Filed under 5-100, Awesomeness

2 responses to “The Profound Simplicity of a Father’s Love

  1. Ashley

    Great post Jill. A dear friend of mine, (you know Amy), has a young male cousin who prefers to wear dresses. He has always wanted to do so since he was old enough to voice his own preferences. His parents are wonderfully supportive, but do try to limit his cross-dressing to within the home, around family and on Halloween because they fear the ridicule he would undoubtedly receive should he go to school in a dress. I’ll never forget a more poignant story that Amy shared with me. This young boy and his twin sister were ring bearer and flower girl in a family wedding and the young boy felt such immense sadness for the fact that he had to wear a tux while his sister got to wear the pretty dress.

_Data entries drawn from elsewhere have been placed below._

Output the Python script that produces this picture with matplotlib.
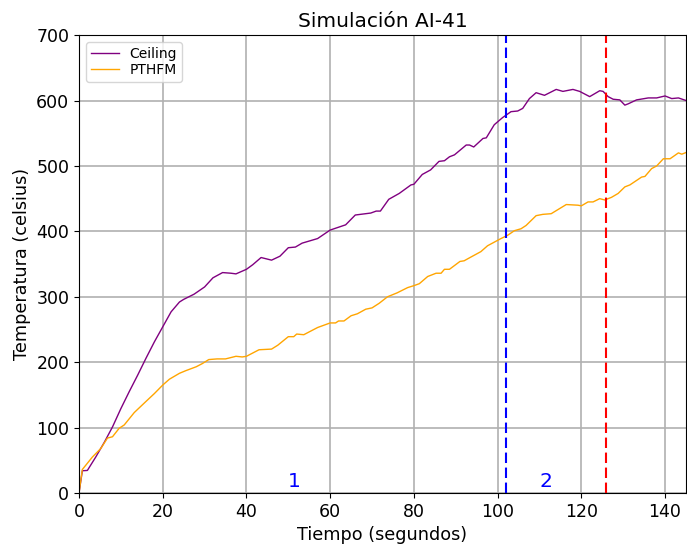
import matplotlib
matplotlib.use("Agg")
import matplotlib.pyplot as plt

ceiling_t = [0, 0.8, 2, 4, 6, 8, 10, 12, 14, 16, 18, 20, 22, 24, 25, 27.5, 30, 32, 34.3, 36.3, 37.5,
             40, 41.5, 43.5, 46, 48, 50, 51.7, 53.3, 57, 60, 63.7, 66, 69.7, 71, 72, 74, 76.5, 79.3,
             80, 82, 84, 86, 87.3, 88.5, 89.7, 92.5, 93.3, 94.3, 96.5, 97.3, 99.2, 101.2, 103.2,
             104.8, 106, 107.6, 109.2, 111.2, 114, 115.6, 118, 119.6, 122, 124.4, 125.2, 126.4,
             127.6, 129.2, 130.4, 131.2, 133.2, 136, 138, 140, 141.6, 143.2, 145.5]
ceiling_v = [0, 34, 34.5, 55, 77, 101, 129, 155, 180, 206, 231, 254, 277, 292, 296, 304, 315, 329, 337,
             336, 335, 342, 349, 360, 356, 362, 375, 376, 382, 389, 402, 410, 425, 428, 431, 431, 449,
             458, 471, 472, 487, 494, 507, 508, 514, 517, 532, 532, 529, 542, 543, 563, 574, 583, 584,
             588, 603, 612, 608, 617, 614, 617, 614, 606, 615, 614, 606, 602, 601, 593, 595, 601, 604,
             604, 607, 603, 604, 599]

pthfm_t = [0, 0.8, 3.2, 5.2, 6.8, 8, 9.6, 10.8, 13.2, 16, 18, 20, 21.6, 24, 25.5, 28, 29.5, 31, 33, 35,
           37.5, 39, 40, 41.5, 43, 46, 47.5, 50, 51.3, 52, 53.7, 57, 60, 61.3, 62, 63.3, 65, 66.5,
           68.5, 70, 71.7, 73.7, 76, 78.5, 80, 81.3, 83.3, 85.3, 86.5, 87.3, 88.5, 91, 92, 93.7, 96,
           97.6, 100.8, 102.4, 104, 105.6, 106.8, 109.2, 110.8, 112.8, 116.4, 119.2, 120, 121.6,
           122.8, 124.4, 125.6, 127.2, 128.8, 130.4, 131.6, 134.4, 135.2, 136.8, 138, 139.6, 141.2,
           143.2, 144, 145.6]
pthfm_v = [0, 36, 55, 68, 84, 86, 99, 104, 123, 140, 152, 165, 174, 183, 187, 193, 198, 204, 205, 205,
           209, 208, 209, 214, 219, 220, 226, 239, 239, 243, 242, 253, 260, 260, 263, 263, 271, 274,
           281, 283, 290, 300, 306, 314, 317, 320, 331, 336, 336, 342, 342, 354, 355, 361, 369,
           378, 389, 394, 401, 404, 409, 424, 426, 427, 441, 440, 439, 445, 445, 450, 448, 452, 458,
           468, 471, 483, 484, 496, 500, 511, 511, 520, 518, 522]

stage_lines = [102, 126]
stage_colors = ["blue", "red"]
stage_labels = ["1", "2"]
stage_label_x = [50, 110]

fig = plt.figure(figsize=(6.87, 5.49), dpi=100)
ax = fig.add_axes([0.115, 0.102, 0.8835, 0.834])

ax.plot(ceiling_t, ceiling_v, color="purple", lw=1, label="Ceiling")
ax.plot(pthfm_t, pthfm_v, color="orange", lw=1, label="PTHFM")
for xv, c in zip(stage_lines, stage_colors):
    ax.axvline(xv, color=c, ls=(0, (5, 2.2)), lw=1.5)
for xl, s in zip(stage_label_x, stage_labels):
    ax.text(xl, 9, s, color="blue", fontsize=14.5, ha="left", va="baseline")

ax.set_xlim(0, 145)
ax.set_ylim(0, 700)
ax.set_xticks(range(0, 141, 20))
ax.set_yticks(range(0, 701, 100))
ax.grid(True, color="#b0b0b0", lw=1.2)
ax.set_axisbelow(True)
ax.tick_params(labelsize=12.5)
ax.set_title("Simulación AI-41", fontsize=14.5)
ax.set_xlabel("Tiempo (segundos)", fontsize=12.7)
ax.set_ylabel("Temperatura (celsius)", fontsize=12.7)
ax.legend(loc="upper left", fontsize=10, labelspacing=0.15, borderpad=0.35)

fig.savefig("out.png", dpi=100)
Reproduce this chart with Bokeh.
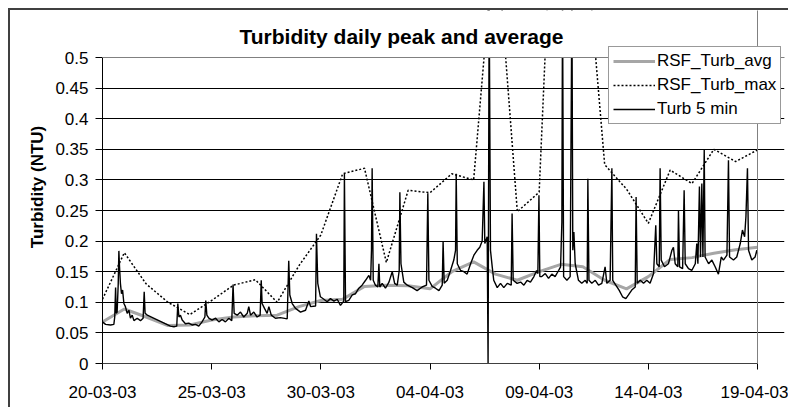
import datetime as dt
from bokeh.plotting import figure
from bokeh.models import (FixedTicker, DatetimeTickFormatter, Legend, LegendItem,
                          Range1d, ColumnDataSource, Grid, BoxAnnotation, Label)
from bokeh.embed import file_html
from bokeh.resources import INLINE

# ---------------- data ----------------
start_date = dt.datetime(2003, 3, 20)

# daily series: day offset from 20-03-03
daily_day = list(range(31))
avg_turb = [0.068, 0.089, 0.076, 0.062, 0.063, 0.071, 0.076, 0.078, 0.079, 0.093,
            0.103, 0.105, 0.126, 0.128, 0.127, 0.122, 0.150, 0.166, 0.146, 0.136,
            0.150, 0.162, 0.158, 0.136, 0.122, 0.142, 0.170, 0.173, 0.180, 0.186,
            0.190]
max_turb = [0.105, 0.181, 0.130, 0.100, 0.080, 0.103, 0.128, 0.137, 0.100, 0.160,
            0.210, 0.310, 0.319, 0.165, 0.283, 0.279, 0.310, 0.300, 0.720, 0.248,
            0.280, 1.100, 0.750, 0.325, 0.285, 0.229, 0.316, 0.294, 0.350, 0.330,
            0.349]

# 5-minute series (day offset, NTU), sampled from the trace
turb5_day = [
    0.00, 0.14, 0.37, 0.52, 0.56, 0.60, 0.63, 0.67, 0.72, 0.75, 0.78, 0.82, 0.87, 0.92,
    0.98, 1.05, 1.13, 1.21, 1.28, 1.36, 1.44, 1.59, 1.74, 1.86, 1.91, 1.95, 2.05,
    3.11, 3.27, 3.40, 3.45, 3.50, 3.57, 3.65, 3.80, 3.95, 4.10, 4.26, 4.41, 4.56,
    4.69, 4.73, 4.78, 4.87, 5.02, 5.18, 5.33, 5.48, 5.63, 5.79, 5.92, 5.98, 6.03,
    6.17, 6.32, 6.47, 6.63, 6.70, 6.78, 6.93, 7.08, 7.22, 7.27, 7.31, 7.42, 7.54,
    7.62, 7.73, 7.92, 8.15, 8.46, 8.53, 8.58, 8.69, 8.84, 9.07, 9.30, 9.45, 9.53,
    9.76, 9.80, 9.86, 9.98,
    10.14, 10.29, 10.44, 10.60, 10.75, 10.90, 11.05, 11.08, 11.13, 11.28, 11.44,
    11.59, 11.74, 11.89, 12.05, 12.20, 12.28, 12.32, 12.35, 12.40, 12.50, 12.61,
    12.66, 12.70, 12.81, 12.96, 13.12, 13.27, 13.38, 13.50, 13.59, 13.62, 13.67,
    13.80, 13.96, 14.19, 14.41, 14.64, 14.84, 14.90, 14.95, 15.10, 15.25, 15.41,
    15.56, 15.60, 15.65, 15.79, 15.94, 16.09, 16.17, 16.20, 16.25, 16.40, 16.55,
    16.70, 16.86, 17.01, 17.16, 17.28, 17.39, 17.47, 17.51, 17.62, 17.66, 17.71,
    17.77, 17.85, 17.92, 18.08, 18.23, 18.38, 18.54, 18.72, 18.76, 18.81, 18.99,
    19.15, 19.30, 19.45, 19.60, 19.76, 19.88, 19.94, 19.99, 20.03,
    20.12, 20.28, 20.43, 20.58, 20.73, 20.89, 20.98, 21.04, 21.07, 21.12, 21.27,
    21.42, 21.50, 21.54, 21.59, 21.65, 21.80, 21.95, 22.11, 22.20, 22.23, 22.28,
    22.41, 22.57, 22.72, 22.87, 23.02, 23.10, 23.25, 23.33, 23.37, 23.51, 23.66,
    23.82, 23.97, 24.09, 24.24, 24.40, 24.44, 24.49, 24.63, 24.78, 24.93, 25.08,
    25.24, 25.34, 25.39, 25.50, 25.54, 25.59, 25.74, 25.92, 26.08, 26.15, 26.23,
    26.35, 26.38, 26.43, 26.57, 26.64, 26.69, 26.84, 26.99, 27.15, 27.22, 27.27,
    27.34, 27.39, 27.45, 27.50, 27.56, 27.60, 27.76, 27.91, 28.06, 28.21, 28.34,
    28.44, 28.60, 28.67, 28.72, 28.90, 29.05, 29.21, 29.31, 29.41, 29.47, 29.54,
    29.59, 29.74, 29.89, 29.97, 30.00,
]
turb5_val = [
    0.068, 0.064, 0.063, 0.064, 0.076, 0.124, 0.082, 0.084, 0.130, 0.184, 0.158, 0.131, 0.114, 0.120,
    0.098, 0.093, 0.082, 0.087, 0.074, 0.079, 0.070, 0.074, 0.070, 0.074, 0.117, 0.082, 0.079,
    0.061, 0.060, 0.061, 0.098, 0.076, 0.079, 0.071, 0.065, 0.066, 0.063, 0.064, 0.061, 0.068,
    0.076, 0.103, 0.079, 0.074, 0.071, 0.074, 0.068, 0.072, 0.068, 0.074, 0.070, 0.129, 0.082,
    0.079, 0.084, 0.076, 0.082, 0.093, 0.079, 0.084, 0.076, 0.079, 0.136, 0.098, 0.090, 0.082,
    0.093, 0.079, 0.074, 0.075, 0.073, 0.168, 0.112, 0.098, 0.090, 0.084, 0.087, 0.102, 0.093,
    0.094, 0.212, 0.131, 0.109,
    0.105, 0.101, 0.106, 0.102, 0.105, 0.095, 0.102, 0.310, 0.101, 0.103, 0.112,
    0.114, 0.123, 0.128, 0.136, 0.144, 0.136, 0.185, 0.319, 0.136, 0.128, 0.125,
    0.163, 0.125, 0.131, 0.123, 0.133, 0.150, 0.131, 0.128, 0.152, 0.280, 0.163,
    0.133, 0.128, 0.124, 0.119, 0.125, 0.128, 0.278, 0.136, 0.126, 0.123, 0.119,
    0.128, 0.199, 0.131, 0.136, 0.152, 0.169, 0.185, 0.310, 0.163, 0.152, 0.150,
    0.146, 0.163, 0.177, 0.185, 0.190, 0.200, 0.297, 0.196, 0.207, 0.000, 0.600,
    0.185, 0.158, 0.136, 0.124, 0.131, 0.124, 0.131, 0.128, 0.245, 0.136, 0.131,
    0.133, 0.128, 0.136, 0.133, 0.142, 0.152, 0.147, 0.275, 0.142,
    0.142, 0.147, 0.139, 0.146, 0.142, 0.152, 0.158, 0.231, 0.600, 0.142, 0.136,
    0.142, 0.600, 0.185, 0.215, 0.163, 0.136, 0.131, 0.136, 0.131, 0.302, 0.136,
    0.131, 0.136, 0.128, 0.131, 0.158, 0.131, 0.136, 0.319, 0.136, 0.128, 0.120,
    0.109, 0.106, 0.112, 0.120, 0.125, 0.272, 0.131, 0.136, 0.131, 0.136, 0.131,
    0.147, 0.226, 0.163, 0.158, 0.319, 0.169, 0.158, 0.163, 0.185, 0.190, 0.163,
    0.158, 0.250, 0.158, 0.155, 0.283, 0.163, 0.155, 0.152, 0.163, 0.196, 0.163,
    0.289, 0.174, 0.294, 0.174, 0.349, 0.174, 0.163, 0.169, 0.158, 0.146, 0.174,
    0.169, 0.177, 0.332, 0.174, 0.169, 0.174, 0.196, 0.218, 0.207, 0.240, 0.319,
    0.185, 0.169, 0.174, 0.185, 0.180,
]

x_first_day, x_last_day = 0, 30
x_tick_days = [0, 5, 10, 15, 20, 25, 30]
y_ticks = [0, 0.05, 0.1, 0.15, 0.2, 0.25, 0.3, 0.35, 0.4, 0.45, 0.5]
y_tick_labels = ["0", "0.05", "0.1", "0.15", "0.2", "0.25", "0.3", "0.35", "0.4", "0.45", "0.5"]

title_text = "Turbidity daily peak and average"
y_label = "Turbidity (NTU)"
series_names = ["RSF_Turb_avg", "RSF_Turb_max", "Turb 5 min"]

# ---------------- layout constants (pixels) ----------------
FONT = "Liberation Sans"
W, H = 780, 399
BL, BR, BT, BB = 92, 6, 0, 46
PLOT_W, PLOT_H = 655, 306          # pixel size of the 0..30 day / 0..0.5 area
FRAME_W, FRAME_H = W - BL - BR, H - BT - BB
TITLE_CX, TITLE_BASE = 299, 327    # title centre / baseline, from plot-area bottom-left
LEG_X, LEG_Y = 506, 239            # legend bottom-left, from plot-area bottom-left

px_per_day = PLOT_W / (x_last_day - x_first_day)
px_per_unit = PLOT_H / (y_ticks[-1] - y_ticks[0])


def to_dates(days):
    return [start_date + dt.timedelta(days=d) for d in days]


def to_ms(d):
    return (start_date + dt.timedelta(days=d) - dt.datetime(1970, 1, 1)).total_seconds() * 1000.0


p = figure(width=W, height=H, output_backend="svg", toolbar_location=None, title=None,
           x_axis_type="datetime",
           x_range=Range1d(to_ms(x_first_day), to_ms(x_first_day + FRAME_W / px_per_day)),
           y_range=Range1d(y_ticks[0], y_ticks[0] + FRAME_H / px_per_unit),
           min_border_left=BL, min_border_right=BR, min_border_top=BT, min_border_bottom=BB)
p.styles = {"margin-left": "8px", "margin-top": "8px",
            "border-left": "2px solid #404040", "border-top": "2px solid #404040"}

src_avg = ColumnDataSource(dict(x=to_dates(daily_day), y=avg_turb))
src_max = ColumnDataSource(dict(x=to_dates(daily_day), y=max_turb))
src_5 = ColumnDataSource(dict(x=to_dates(turb5_day), y=turb5_val))

r_avg = p.line("x", "y", source=src_avg, line_color="#a6a6a6", line_width=3)
r_max = p.line("x", "y", source=src_max, line_color="black", line_width=1.5, line_dash="2 2")
r_5 = p.line("x", "y", source=src_5, line_color="black", line_width=1.4)

# axes
x_bounds = (to_ms(x_first_day), to_ms(x_last_day))
y_bounds = (y_ticks[0], y_ticks[-1])
p.xaxis.ticker = FixedTicker(ticks=[to_ms(d) for d in x_tick_days])
fmt = "%d-%m-%y"
p.xaxis.formatter = DatetimeTickFormatter(days=fmt, months=fmt, years=fmt, hours=fmt,
                                          hourmin=fmt, minutes=fmt, minsec=fmt,
                                          seconds=fmt, milliseconds=fmt, microseconds=fmt)
p.xaxis.bounds = x_bounds
p.yaxis.ticker = FixedTicker(ticks=y_ticks)
p.yaxis.major_label_overrides = dict(zip(y_ticks, y_tick_labels))
p.yaxis.bounds = y_bounds
p.yaxis.axis_label = y_label
p.yaxis.axis_label_text_font = FONT
p.yaxis.axis_label_text_font_size = "17px"
p.yaxis.axis_label_text_font_style = "bold"
p.yaxis.axis_label_text_color = "black"
p.yaxis.axis_label_standoff = 5

for ax in (p.xaxis[0], p.yaxis[0]):
    ax.major_label_text_font = FONT
    ax.major_label_text_font_size = "17px"
    ax.major_label_text_color = "black"
    ax.minor_tick_line_color = None
    ax.major_tick_in = 0
    ax.major_tick_line_color = "black"
p.yaxis.major_tick_out = 7
p.yaxis.major_label_standoff = 7
p.yaxis.axis_line_color = "black"
p.xaxis.major_tick_out = 6
p.xaxis.major_label_standoff = 16
p.xaxis.axis_line_color = "#404040"

# gridlines limited to the plot area
p.xgrid.grid_line_color = None
p.ygrid.ticker = FixedTicker(ticks=y_ticks[1:-1])
p.ygrid.grid_line_color = "black"
p.ygrid.grid_line_width = 1
p.ygrid.bounds = x_bounds
p.outline_line_color = None
p.background_fill_color = "white"
p.border_fill_color = "white"

# anything above the top of the value axis is hidden, as in the original
p.add_layout(BoxAnnotation(bottom=y_ticks[-1], fill_color="white", fill_alpha=1,
                           line_color=None))
# plot-area border (top and right), drawn on top
p.add_layout(Grid(dimension=1, ticker=FixedTicker(ticks=[y_ticks[-1]]), bounds=x_bounds,
                  grid_line_color="#808080", grid_line_width=1, level="overlay"))
p.add_layout(Grid(dimension=0, ticker=FixedTicker(ticks=[to_ms(x_last_day)]), bounds=y_bounds,
                  grid_line_color="#808080", grid_line_width=1, level="overlay"))

p.add_layout(Label(x=to_ms(x_first_day + TITLE_CX / px_per_day),
                   y=y_ticks[0] + TITLE_BASE / px_per_unit,
                   text=title_text, text_align="center", text_baseline="alphabetic",
                   text_font=FONT, text_font_size="21px", text_font_style="bold",
                   text_color="black"))

legend = Legend(items=[LegendItem(label=series_names[0], renderers=[r_avg]),
                       LegendItem(label=series_names[1], renderers=[r_max]),
                       LegendItem(label=series_names[2], renderers=[r_5])],
                location=(LEG_X, LEG_Y), level="overlay")
legend.label_text_font = FONT
legend.label_text_font_size = "17px"
legend.label_text_color = "black"
legend.glyph_width = 42
legend.glyph_height = 20
legend.label_height = 20
legend.label_standoff = 2
legend.label_width = 118
legend.spacing = 4
legend.padding = 4
legend.margin = 0
legend.border_line_color = "#333333"
legend.border_line_width = 1
legend.background_fill_color = "white"
legend.background_fill_alpha = 1
p.add_layout(legend)

open("out.html", "w").write(file_html(p, INLINE))
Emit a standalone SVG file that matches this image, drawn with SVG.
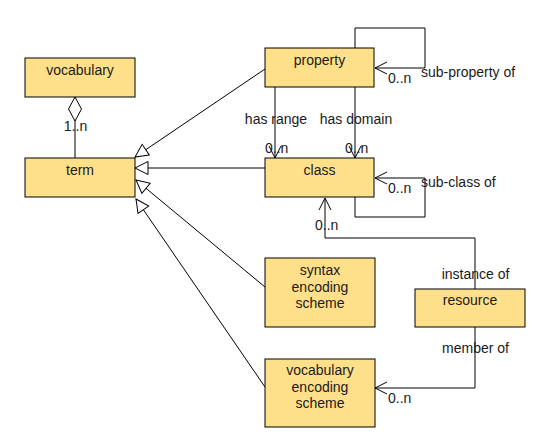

Its so unfortunate that our society is so judgmental, preventing this child to embrace his innocent and primal desires…

    • Thanks for sharing that Ashley. You point out the ridicule protection and I really liked it that the article addressed that point – that the son is shy because of teasing, but that with his father’s support he is brave enough to face the teasing with self-confidence. No doubt he will be crushed by ridicule at some point (that’s a rite of adolescent passage, right?); but it probably won’t be about wearing a dress, it’ll be something else. I hesitate every time I post something like this because of the judgers out there, but I’m right there with that dad…er…I would be if there was something I could do that would be as meaningful to my kid (hypothetical kid, of course). I also hesitate to even call it cross-dressing because I think labels are really powerful and I’d love to see a day when we can wear whatever feels attractive and comfortable to us…and because I think kids are too young/innocent to desire dressing to emulate the other gender’s stereotypical characteristics (men want feminine; women show masculine) (which I think is part of cross-dressing), whereas it sounds like these little boys just want to express themselves with ruffles, frills and pretty colors. Any way you slice it, I’m with you!